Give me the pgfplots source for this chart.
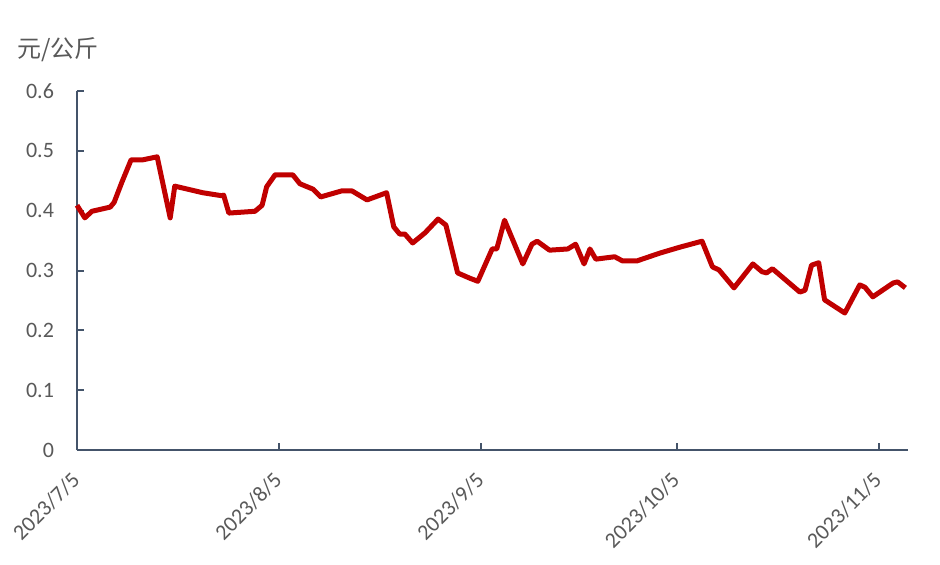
\documentclass[border=0pt]{standalone}
\usepackage{pgfplots}
\pgfplotsset{compat=1.18}
\usepackage{fontspec}
\setmainfont{Carlito}
\newfontfamily\cjk{Noto Sans CJK SC}
\definecolor{linered}{HTML}{C00000}
\definecolor{axisc}{HTML}{44546A}
\definecolor{txt}{HTML}{595959}
\begin{document}
\begin{tikzpicture}
\begin{axis}[
  name=ax,
  scale only axis,
  width=415.5pt, height=179.5pt,
  xmin=0, xmax=127.5, ymin=0, ymax=0.6,
  axis x line=bottom, axis y line=left,
  axis line style={-, axisc, line width=1.4pt},
  tick style={axisc, line width=1pt},
  major tick length=3.5pt,
  tick align=inside,
  xtick={0,31,62,92,123},
  xticklabels={2023/7/5,2023/8/5,2023/9/5,2023/10/5,2023/11/5},
  ytick={0,0.1,0.2,0.3,0.4,0.5,0.6},
  yticklabels={0,0.1,0.2,0.3,0.4,0.5,0.6},
  tick label style={font=\fontsize{11}{13}\selectfont, text=txt},
  xticklabel style={xshift=2pt, yshift=-11pt, rotate=45, anchor=east},
  yticklabel style={xshift=-8pt},
  clip=false,
]
\addplot[linered, line width=2.5pt, line join=round] coordinates {
(0,0.409) (1.2,0.388) (2.3,0.399) (5.1,0.406) (5.7,0.414) (6.9,0.448)
(8.3,0.485) (10.1,0.485) (12.3,0.490) (14.3,0.388) (15.0,0.441)
(19.3,0.430) (22.2,0.425) (22.5,0.426) (23.3,0.396) (27.3,0.399)
(28.4,0.409) (29.1,0.440) (30.4,0.460) (33.1,0.460) (34.2,0.445)
(36.2,0.436) (37.4,0.423) (40.6,0.433) (42.2,0.433) (44.5,0.418)
(47.5,0.430) (48.6,0.373) (49.5,0.361) (50.3,0.361) (51.5,0.346)
(53.4,0.363) (55.4,0.386) (56.6,0.376) (58.4,0.296) (60.3,0.287)
(61.5,0.282) (63.7,0.336) (64.4,0.336) (65.6,0.384) (68.4,0.311)
(69.8,0.344) (70.6,0.349) (72.5,0.334) (75.3,0.336) (76.5,0.344)
(77.8,0.311) (78.7,0.336) (79.6,0.319) (82.5,0.323) (83.7,0.316)
(85.9,0.316) (89.4,0.329) (92.5,0.339) (95.9,0.349) (97.5,0.306)
(98.5,0.301) (100.8,0.271) (103.7,0.311) (105.1,0.298) (105.8,0.296)
(106.7,0.303) (110.9,0.264) (111.7,0.267) (112.7,0.309) (113.8,0.313)
(114.7,0.251) (117.8,0.229) (120.1,0.276) (120.9,0.272) (122.1,0.256)
(125.2,0.279) (125.9,0.281) (127.1,0.271)
};
\node[font=\cjk\fontsize{12}{14}\selectfont, text=txt] at ([xshift=-9.5pt, yshift=20.5pt]rel axis cs:0,1) {元/公斤};
\end{axis}
\pgfresetboundingbox
\path[use as bounding box] ([shift={(-38.5pt,-57pt)}]ax.south west) rectangle ([shift={(431.5pt,225pt)}]ax.south west);
\end{tikzpicture}
\end{document}
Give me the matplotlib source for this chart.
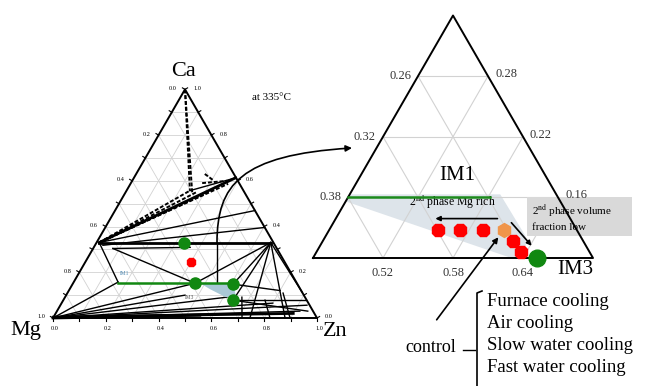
"""Mg-Ca-Zn isothermal section with an enlarged view of the IM1-IM3 corner"""

import numpy as np
import matplotlib.pyplot as plt
from matplotlib.patches import Polygon, FancyArrowPatch
from matplotlib.path import Path

plt.rcParams['font.family'] = ['Liberation Serif', 'DejaVu Serif']
plt.rcParams['mathtext.fontset'] = 'stix'

H = np.sqrt(3) / 2

# ---- full section, compositions given as (Zn, Ca) mole fractions ----
tick_values = np.round(np.arange(0.0, 1.01, 0.2), 1)

thick_lines = [((0.01, 0.33), (0.66, 0.33)),
               ((0.01, 0.33), (0.385, 0.613)),
               ((0.0, 0.0), (0.55, 0.012)),
               ((0.0, 0.004), (0.90, 0.02))]
thin_lines = [((0.075, 0.304), (0.365, 0.309)),
              ((0.01, 0.33), (0.168, 0.157)),
              ((0.075, 0.304), (0.462, 0.152)),
              ((0.168, 0.157), (0.0, 0.0)),
              ((0.01, 0.33), (0.53, 0.47)),
              ((0.03, 0.318), (0.604, 0.396)),
              ((0.24, 0.557), (0.385, 0.613)),
              ((0.458, 0.326), (0.545, 0.152)),
              ((0.66, 0.33), (0.462, 0.152)),
              ((0.66, 0.33), (0.608, 0.148)),
              ((0.66, 0.33), (0.643, 0.078)),
              ((0.66, 0.33), (0.746, 0.0)),
              ((0.66, 0.33), (0.879, 0.0)),
              ((0.66, 0.33), (0.885, 0.115)),
              ((0.0, 0.0), (0.462, 0.152)),
              ((0.0, 0.0), (0.45, 0.10)),
              ((0.0, 0.0), (0.613, 0.091)),
              ((0.0, 0.0), (0.80, 0.065)),
              ((0.0, 0.0), (0.934, 0.056)),
              ((0.0, 0.0), (0.92, 0.03)),
              ((0.643, 0.078), (0.92, 0.078)),
              ((0.643, 0.078), (0.95, 0.03)),
              ((0.608, 0.148), (0.80, 0.12)),
              ((0.67, 0.091), (0.716, 0.0)),
              ((0.764, 0.078), (0.822, 0.0)),
              ((0.817, 0.109), (0.898, 0.0))]
dashed_lines = [((0.01, 0.33), (0.24, 0.557)),
                ((0.01, 0.33), (0.27, 0.552)),
                ((0.01, 0.33), (0.304, 0.543)),
                ((0.01, 0.33), (0.33, 0.565)),
                ((0.01, 0.33), (0.37, 0.587)),
                ((0.0, 1.0), (0.24, 0.557)),
                ((0.0, 1.0), (0.255, 0.545)),
                ((0.26, 0.63), (0.31, 0.60)),
                ((0.27, 0.59), (0.36, 0.60))]

im1_line = [(0.168, 0.155), (0.60, 0.155)]
im_region = [(0.481, 0.152), (0.608, 0.148), (0.645, 0.096),
             (0.609, 0.091), (0.532, 0.126)]
green_zn = [0.33, 0.462, 0.608, 0.643]
green_ca = [0.33, 0.152, 0.148, 0.078]
red_zn, red_ca = [0.40], [0.243]

# ---- enlarged corner: Zn 0.46-0.70, Ca 0.10-0.34 ----
zoom_zn0, zoom_ca0, zoom_span = 0.46, 0.10, 0.24
zoom_bottom = ['0.52', '0.58', '0.64']
zoom_left = ['0.38', '0.32', '0.26']
zoom_right = ['0.16', '0.22', '0.28']

zoom_im1 = [(0.46, 0.16), (0.582, 0.16)]
zoom_region = [(0.46, 0.163), (0.589, 0.163), (0.631, 0.122),
               (0.643, 0.10), (0.630, 0.10), (0.46, 0.156)]
cooled_zn = [0.553, 0.572, 0.592, 0.623, 0.635]
cooled_ca = [0.128, 0.128, 0.128, 0.117, 0.106]
control_zn, control_ca = [0.610], [0.128]
im3_zn, im3_ca = [0.652], [0.100]

cooling = ['Furnace cooling', 'Air cooling', 'Slow water cooling', 'Fast water cooling']


def full_xy(zn, ca):
    zn, ca = np.asarray(zn, float), np.asarray(ca, float)
    return 53 + 264 * (zn + ca / 2), 318 - 264 * H * ca


def zoom_xy(zn, ca):
    v = (np.asarray(zn, float) - zoom_zn0) / zoom_span
    u = (np.asarray(ca, float) - zoom_ca0) / zoom_span
    return 313 + 280 * (v + u / 2), 258 - 280 * H * u


def seg(ax, f, a, b, **kw):
    x, y = f([a[0], b[0]], [a[1], b[1]])
    ax.plot(x, y, **kw)


fig = plt.figure(figsize=(6.5, 3.86), dpi=100)
ax = fig.add_axes([0, 0, 1, 1])
ax.set_xlim(0, 650)
ax.set_ylim(386, 0)
ax.axis('off')

grey = '#d2d2d2'

# full section: grid, ticks, frame
for k in np.arange(0.1, 0.95, 0.1):
    seg(ax, full_xy, (0, k), (1 - k, k), color=grey, lw=0.6, zorder=1)
    seg(ax, full_xy, (k, 0), (k, 1 - k), color=grey, lw=0.6, zorder=1)
    seg(ax, full_xy, (1 - k, 0), (0, 1 - k), color=grey, lw=0.6, zorder=1)

for k in np.arange(0.0, 1.01, 0.1):
    x, y = full_xy(k, 0)
    ax.plot([x, x], [y, y + 3], color='k', lw=0.8)
    x, y = full_xy(0, k)
    ax.plot([x, x - 2.6], [y, y - 1.5], color='k', lw=0.8)
    x, y = full_xy(1 - k, k)
    ax.plot([x, x + 2.6], [y, y - 1.5], color='k', lw=0.8)

fx, fy = full_xy([0, 1, 0, 0], [0, 0, 1, 0])
ax.plot(fx, fy, color='k', lw=1.4, zorder=4)

for v in tick_values:
    x, y = full_xy(v, 0)
    ax.text(x + 2, y + 10, f'{v:.1f}', fontsize=4.5, ha='center', va='center')
    x, y = full_xy(0, 1 - v)
    ax.text(x - 12, y - 1, f'{v:.1f}', fontsize=4.5, ha='center', va='center')
    x, y = full_xy(1 - v, v)
    ax.text(x + 12, y - 1, f'{v:.1f}', fontsize=4.5, ha='center', va='center')

for a, b in thin_lines:
    seg(ax, full_xy, a, b, color='k', lw=1.0, zorder=3)
for a, b in thick_lines:
    seg(ax, full_xy, a, b, color='k', lw=2.0, zorder=3)
for a, b in dashed_lines:
    seg(ax, full_xy, a, b, color='k', lw=1.4, ls=(0, (2, 1)), zorder=3)

px, py = full_xy(*np.array(im_region).T)
ax.add_patch(Polygon(np.c_[px, py], closed=True, fc='#a9c8d6', ec='none', zorder=3))
seg(ax, full_xy, *im1_line, color='#118811', lw=1.8, zorder=4)
gx, gy = full_xy(green_zn, green_ca)
ax.plot(gx, gy, ls='none', marker='o', ms=8, color='#118811', zorder=5)
rx, ry = full_xy(red_zn, red_ca)
ax.plot(rx, ry, ls='none', marker='8', ms=7, color='#ff0000', zorder=5)
ax.text(120, 275, 'IM1', fontsize=4, color='#4a86b0')
ax.text(185, 299, 'IM3', fontsize=4, color='#555555')

ax.text(183, 71, 'Ca', fontsize=16, ha='center', va='center')
ax.text(26, 330, 'Mg', fontsize=16, ha='center', va='center')
ax.text(335, 331, 'Zn', fontsize=16, ha='center', va='center')
ax.text(271, 97, 'at 335°C', fontsize=8, ha='center', va='center')

# curved pointer from the corner region to the enlarged view
curve = Path([(217, 243), (217, 185), (240, 155), (352, 148)],
             [Path.MOVETO, Path.CURVE4, Path.CURVE4, Path.CURVE4])
ax.add_patch(FancyArrowPatch(path=curve, arrowstyle='-|>', mutation_scale=9,
                             color='k', lw=1.2, zorder=6))

# enlarged view: grid and frame
for k in (0.25, 0.5, 0.75):
    s = zoom_span * k
    seg(ax, zoom_xy, (zoom_zn0, zoom_ca0 + s), (zoom_zn0 + zoom_span - s, zoom_ca0 + s),
        color=grey, lw=0.8, zorder=2)
    seg(ax, zoom_xy, (zoom_zn0 + s, zoom_ca0), (zoom_zn0 + s, zoom_ca0 + zoom_span - s),
        color=grey, lw=0.8, zorder=2)
    seg(ax, zoom_xy, (zoom_zn0 + zoom_span - s, zoom_ca0), (zoom_zn0, zoom_ca0 + zoom_span - s),
        color=grey, lw=0.8, zorder=2)

px, py = zoom_xy(*np.array(zoom_region).T)
ax.add_patch(Polygon(np.c_[px, py], closed=True, fc='#dde4ea', ec='none', zorder=1))

zx, zy = zoom_xy([zoom_zn0, zoom_zn0 + zoom_span, zoom_zn0, zoom_zn0],
                 [zoom_ca0, zoom_ca0, zoom_ca0 + zoom_span, zoom_ca0])
ax.plot(zx, zy, color='k', lw=1.4, zorder=4)

for i, lab in enumerate(zoom_bottom):
    x, y = zoom_xy(zoom_zn0 + zoom_span * (i + 1) / 4, zoom_ca0)
    ax.text(x, y + 15, lab, fontsize=9, ha='center', va='center', color='#333333')
for i, lab in enumerate(zoom_left):
    x, y = zoom_xy(zoom_zn0, zoom_ca0 + zoom_span * (i + 1) / 4)
    ax.text(x - 18, y, lab, fontsize=9, ha='center', va='center', color='#333333')
for i, lab in enumerate(zoom_right):
    x, y = zoom_xy(zoom_zn0 + zoom_span * (3 - i) / 4, zoom_ca0 + zoom_span * (i + 1) / 4)
    ax.text(x + 18, y - 2, lab, fontsize=9, ha='center', va='center', color='#333333', zorder=5)

seg(ax, zoom_xy, *zoom_im1, color='#1c8a1c', lw=1.8, zorder=4)
ax.text(457, 176, 'IM1', fontsize=15, ha='center', va='center')
ax.text(575, 270, 'IM3', fontsize=15, ha='center', va='center')
ax.text(452, 201, r'2$^{\mathrm{nd}}$ phase Mg rich', fontsize=8.5, ha='center', va='center')

ax.add_patch(plt.Rectangle((527, 197), 105, 39, fc='#d9d9d9', ec='none', zorder=3))
ax.text(532, 211, r'2$^{\mathrm{nd}}$ phase volume', fontsize=8, va='center', zorder=4)
ax.text(532, 227, 'fraction low', fontsize=8, va='center', zorder=4)

ax.annotate('', xy=zoom_xy(0.543, 0.139), xytext=zoom_xy(0.601, 0.139),
            arrowprops=dict(arrowstyle='-|>', color='k', lw=1.2, mutation_scale=7), zorder=6)
ax.annotate('', xy=zoom_xy(0.644, 0.110), xytext=zoom_xy(0.610, 0.137),
            arrowprops=dict(arrowstyle='-|>', color='k', lw=1.2, mutation_scale=7), zorder=6)

cx, cy = zoom_xy(cooled_zn, cooled_ca)
ax.plot(cx, cy, ls='none', marker='8', ms=10, color='#ff0000', zorder=5)
ox, oy = zoom_xy(control_zn, control_ca)
ax.plot(ox, oy, ls='none', marker='h', ms=10, color='#f0954a', zorder=5)
ix, iy = zoom_xy(im3_zn, im3_ca)
ax.plot(ix, iy, ls='none', marker='o', ms=12, color='#118811', zorder=5)

# control sample and the cooling routes
ax.annotate('', xy=(500, 235), xytext=(435, 322),
            arrowprops=dict(arrowstyle='-|>', color='k', lw=1.2, mutation_scale=8), zorder=6)
ax.text(431, 347, 'control', fontsize=13, ha='center', va='center')
ax.plot([463, 475], [350, 350], color='k', lw=1.0)
ax.plot([482, 477, 477], [291, 293, 390], color='k', lw=1.2, clip_on=False)
for i, name in enumerate(cooling):
    ax.text(487, 302 + 21.7 * i, name, fontsize=13.5, va='center')

fig.savefig('out.png', dpi=100)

= = = =

--- EXERCISE PROMPT ---
Leave out the pictures and quote exactly the lines from the one where "Give me the matplotlib source for this chart." appears to the one where "tick_values = np.round(np.arange(0.0, 1.01, 0.2), 1)" appears, both ends counted.

--- SOLUTION TO THIS TASK ---
Give me the matplotlib source for this chart.
"""Mg-Ca-Zn isothermal section with an enlarged view of the IM1-IM3 corner"""

import numpy as np
import matplotlib.pyplot as plt
from matplotlib.patches import Polygon, FancyArrowPatch
from matplotlib.path import Path

plt.rcParams['font.family'] = ['Liberation Serif', 'DejaVu Serif']
plt.rcParams['mathtext.fontset'] = 'stix'

H = np.sqrt(3) / 2

# ---- full section, compositions given as (Zn, Ca) mole fractions ----
tick_values = np.round(np.arange(0.0, 1.01, 0.2), 1)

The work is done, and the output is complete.